--- TASK PROMPT ---
Copy exactly the lines that run from the top of the listing to the line containing "Chart.register(...registerables);", both ends included, and omit the pictures.

########################################

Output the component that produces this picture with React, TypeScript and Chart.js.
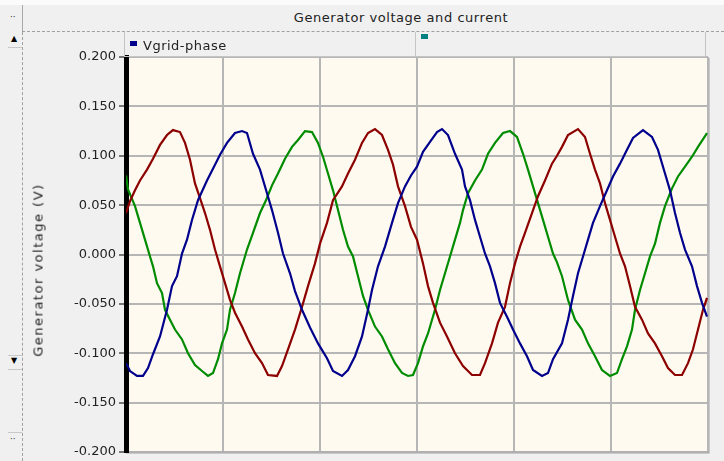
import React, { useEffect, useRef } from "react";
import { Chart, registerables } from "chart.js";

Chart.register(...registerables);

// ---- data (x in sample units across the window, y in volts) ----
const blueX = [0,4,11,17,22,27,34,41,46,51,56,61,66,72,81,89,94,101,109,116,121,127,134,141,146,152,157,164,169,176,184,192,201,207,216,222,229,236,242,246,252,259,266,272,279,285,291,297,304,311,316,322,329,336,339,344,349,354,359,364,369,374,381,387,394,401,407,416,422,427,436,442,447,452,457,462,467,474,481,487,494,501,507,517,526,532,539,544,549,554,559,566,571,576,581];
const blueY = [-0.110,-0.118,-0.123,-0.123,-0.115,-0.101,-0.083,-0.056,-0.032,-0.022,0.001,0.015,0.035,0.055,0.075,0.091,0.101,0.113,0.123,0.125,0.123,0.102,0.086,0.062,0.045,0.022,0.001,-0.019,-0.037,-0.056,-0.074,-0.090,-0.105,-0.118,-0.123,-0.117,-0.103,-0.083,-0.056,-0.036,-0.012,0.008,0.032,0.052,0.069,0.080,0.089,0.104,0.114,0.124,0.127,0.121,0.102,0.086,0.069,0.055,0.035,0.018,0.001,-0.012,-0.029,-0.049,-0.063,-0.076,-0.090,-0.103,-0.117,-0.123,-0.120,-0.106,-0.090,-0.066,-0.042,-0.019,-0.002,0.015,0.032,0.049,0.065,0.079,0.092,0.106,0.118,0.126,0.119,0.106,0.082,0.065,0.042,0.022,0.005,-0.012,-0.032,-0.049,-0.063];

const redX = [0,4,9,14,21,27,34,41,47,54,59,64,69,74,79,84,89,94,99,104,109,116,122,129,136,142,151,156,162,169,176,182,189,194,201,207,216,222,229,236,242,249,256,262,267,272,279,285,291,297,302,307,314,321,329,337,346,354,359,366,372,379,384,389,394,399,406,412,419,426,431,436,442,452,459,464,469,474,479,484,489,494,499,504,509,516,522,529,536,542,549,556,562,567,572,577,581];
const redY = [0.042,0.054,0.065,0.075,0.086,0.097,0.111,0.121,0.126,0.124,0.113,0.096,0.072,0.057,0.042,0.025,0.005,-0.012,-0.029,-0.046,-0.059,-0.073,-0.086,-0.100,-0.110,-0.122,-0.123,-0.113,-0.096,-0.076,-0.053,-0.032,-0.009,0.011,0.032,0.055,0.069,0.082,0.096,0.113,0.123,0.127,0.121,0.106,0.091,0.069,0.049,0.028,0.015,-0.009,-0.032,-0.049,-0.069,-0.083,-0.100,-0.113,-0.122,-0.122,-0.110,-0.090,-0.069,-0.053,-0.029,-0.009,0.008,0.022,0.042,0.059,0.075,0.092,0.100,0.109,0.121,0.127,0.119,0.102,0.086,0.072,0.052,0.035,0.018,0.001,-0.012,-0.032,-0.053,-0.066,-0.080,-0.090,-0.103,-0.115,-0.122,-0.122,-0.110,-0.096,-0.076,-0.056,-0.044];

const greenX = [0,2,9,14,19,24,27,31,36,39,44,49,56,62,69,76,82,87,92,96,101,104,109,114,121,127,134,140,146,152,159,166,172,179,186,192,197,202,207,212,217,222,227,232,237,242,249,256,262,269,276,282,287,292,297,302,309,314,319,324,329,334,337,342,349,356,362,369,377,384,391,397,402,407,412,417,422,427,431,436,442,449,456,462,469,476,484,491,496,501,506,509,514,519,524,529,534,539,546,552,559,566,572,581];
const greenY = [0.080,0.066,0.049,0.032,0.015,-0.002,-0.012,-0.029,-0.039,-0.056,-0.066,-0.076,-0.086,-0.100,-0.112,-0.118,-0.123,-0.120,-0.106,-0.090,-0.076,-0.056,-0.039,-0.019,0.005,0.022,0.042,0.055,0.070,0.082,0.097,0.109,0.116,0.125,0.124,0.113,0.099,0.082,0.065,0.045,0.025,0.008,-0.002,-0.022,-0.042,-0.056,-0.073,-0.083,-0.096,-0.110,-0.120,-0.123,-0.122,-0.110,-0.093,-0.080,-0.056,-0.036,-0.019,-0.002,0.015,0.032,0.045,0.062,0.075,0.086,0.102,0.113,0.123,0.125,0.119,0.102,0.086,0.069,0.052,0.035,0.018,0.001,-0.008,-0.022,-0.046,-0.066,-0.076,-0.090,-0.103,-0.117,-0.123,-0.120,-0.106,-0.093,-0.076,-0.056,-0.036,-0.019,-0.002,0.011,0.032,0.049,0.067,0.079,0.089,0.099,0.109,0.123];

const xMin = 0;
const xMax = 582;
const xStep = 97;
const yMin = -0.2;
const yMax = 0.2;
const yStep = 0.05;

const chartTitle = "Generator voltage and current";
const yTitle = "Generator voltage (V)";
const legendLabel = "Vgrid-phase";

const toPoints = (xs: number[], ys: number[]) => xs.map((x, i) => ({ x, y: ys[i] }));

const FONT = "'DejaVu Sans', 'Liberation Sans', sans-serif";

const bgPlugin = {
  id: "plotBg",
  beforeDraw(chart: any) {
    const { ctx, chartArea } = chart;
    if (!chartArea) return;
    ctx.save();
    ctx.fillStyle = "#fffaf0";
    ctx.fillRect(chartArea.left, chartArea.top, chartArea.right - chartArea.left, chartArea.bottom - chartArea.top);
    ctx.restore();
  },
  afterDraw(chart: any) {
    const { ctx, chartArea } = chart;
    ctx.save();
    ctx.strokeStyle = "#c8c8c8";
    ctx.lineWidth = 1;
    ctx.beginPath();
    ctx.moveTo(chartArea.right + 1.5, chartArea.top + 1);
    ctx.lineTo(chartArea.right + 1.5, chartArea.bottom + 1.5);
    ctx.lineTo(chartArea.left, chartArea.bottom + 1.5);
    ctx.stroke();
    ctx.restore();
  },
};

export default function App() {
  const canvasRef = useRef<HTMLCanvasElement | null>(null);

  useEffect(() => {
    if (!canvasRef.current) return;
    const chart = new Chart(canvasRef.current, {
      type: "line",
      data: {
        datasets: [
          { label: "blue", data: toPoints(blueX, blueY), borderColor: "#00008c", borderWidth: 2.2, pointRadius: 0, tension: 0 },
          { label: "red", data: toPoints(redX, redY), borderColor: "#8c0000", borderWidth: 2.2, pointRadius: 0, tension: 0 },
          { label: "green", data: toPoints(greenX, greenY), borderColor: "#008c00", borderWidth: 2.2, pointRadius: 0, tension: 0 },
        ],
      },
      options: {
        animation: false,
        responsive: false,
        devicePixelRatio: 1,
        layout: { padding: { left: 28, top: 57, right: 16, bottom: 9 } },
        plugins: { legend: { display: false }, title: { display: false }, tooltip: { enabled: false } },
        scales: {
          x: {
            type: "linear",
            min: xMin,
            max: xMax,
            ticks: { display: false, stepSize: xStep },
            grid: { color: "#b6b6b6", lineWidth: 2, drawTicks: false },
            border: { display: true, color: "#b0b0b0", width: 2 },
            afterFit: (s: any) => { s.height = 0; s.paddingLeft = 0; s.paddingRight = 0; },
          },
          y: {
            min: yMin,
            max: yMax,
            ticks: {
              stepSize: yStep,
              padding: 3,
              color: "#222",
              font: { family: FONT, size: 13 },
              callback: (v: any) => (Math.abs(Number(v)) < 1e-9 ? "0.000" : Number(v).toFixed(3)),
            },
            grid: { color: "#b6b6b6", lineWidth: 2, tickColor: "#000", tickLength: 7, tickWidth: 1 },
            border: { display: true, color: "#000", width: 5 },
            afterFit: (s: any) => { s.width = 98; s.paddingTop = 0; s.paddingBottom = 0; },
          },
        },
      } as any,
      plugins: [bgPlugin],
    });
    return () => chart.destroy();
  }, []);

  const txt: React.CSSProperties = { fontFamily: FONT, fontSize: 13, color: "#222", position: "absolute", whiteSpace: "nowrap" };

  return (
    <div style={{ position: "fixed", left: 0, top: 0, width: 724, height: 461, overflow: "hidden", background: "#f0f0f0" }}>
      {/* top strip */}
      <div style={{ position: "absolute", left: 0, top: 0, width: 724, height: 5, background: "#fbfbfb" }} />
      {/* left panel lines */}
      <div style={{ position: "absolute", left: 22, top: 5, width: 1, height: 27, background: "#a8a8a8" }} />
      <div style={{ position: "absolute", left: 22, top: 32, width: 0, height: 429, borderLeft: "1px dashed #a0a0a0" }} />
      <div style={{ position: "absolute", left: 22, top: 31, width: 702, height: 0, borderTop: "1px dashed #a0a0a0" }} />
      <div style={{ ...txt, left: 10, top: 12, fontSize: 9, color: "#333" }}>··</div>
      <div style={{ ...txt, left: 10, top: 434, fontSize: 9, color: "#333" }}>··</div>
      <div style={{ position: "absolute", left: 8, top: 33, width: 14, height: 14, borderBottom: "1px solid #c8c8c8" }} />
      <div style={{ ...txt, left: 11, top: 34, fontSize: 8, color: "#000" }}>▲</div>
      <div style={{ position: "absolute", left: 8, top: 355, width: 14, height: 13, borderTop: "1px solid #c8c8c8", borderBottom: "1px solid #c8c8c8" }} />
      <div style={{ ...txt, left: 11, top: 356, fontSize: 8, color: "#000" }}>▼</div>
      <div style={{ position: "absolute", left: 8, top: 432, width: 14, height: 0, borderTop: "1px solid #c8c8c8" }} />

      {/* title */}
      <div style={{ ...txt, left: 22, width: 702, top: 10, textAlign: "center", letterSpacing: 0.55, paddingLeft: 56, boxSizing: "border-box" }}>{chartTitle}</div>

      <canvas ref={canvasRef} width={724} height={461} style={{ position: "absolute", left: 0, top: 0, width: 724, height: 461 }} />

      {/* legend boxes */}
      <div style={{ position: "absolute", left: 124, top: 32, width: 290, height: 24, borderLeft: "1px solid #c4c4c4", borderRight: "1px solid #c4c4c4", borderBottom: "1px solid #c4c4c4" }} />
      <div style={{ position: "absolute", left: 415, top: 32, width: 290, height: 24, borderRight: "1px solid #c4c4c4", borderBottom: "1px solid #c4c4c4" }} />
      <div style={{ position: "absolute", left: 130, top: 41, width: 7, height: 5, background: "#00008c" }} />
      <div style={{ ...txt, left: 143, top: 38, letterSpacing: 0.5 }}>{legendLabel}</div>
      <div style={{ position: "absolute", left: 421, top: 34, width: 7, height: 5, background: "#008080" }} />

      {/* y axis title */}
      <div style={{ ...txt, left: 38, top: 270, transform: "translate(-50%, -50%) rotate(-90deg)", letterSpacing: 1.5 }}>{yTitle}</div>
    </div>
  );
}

########################################

--- COMPLETED TASK ---
Output the component that produces this picture with React, TypeScript and Chart.js.
import React, { useEffect, useRef } from "react";
import { Chart, registerables } from "chart.js";

Chart.register(...registerables);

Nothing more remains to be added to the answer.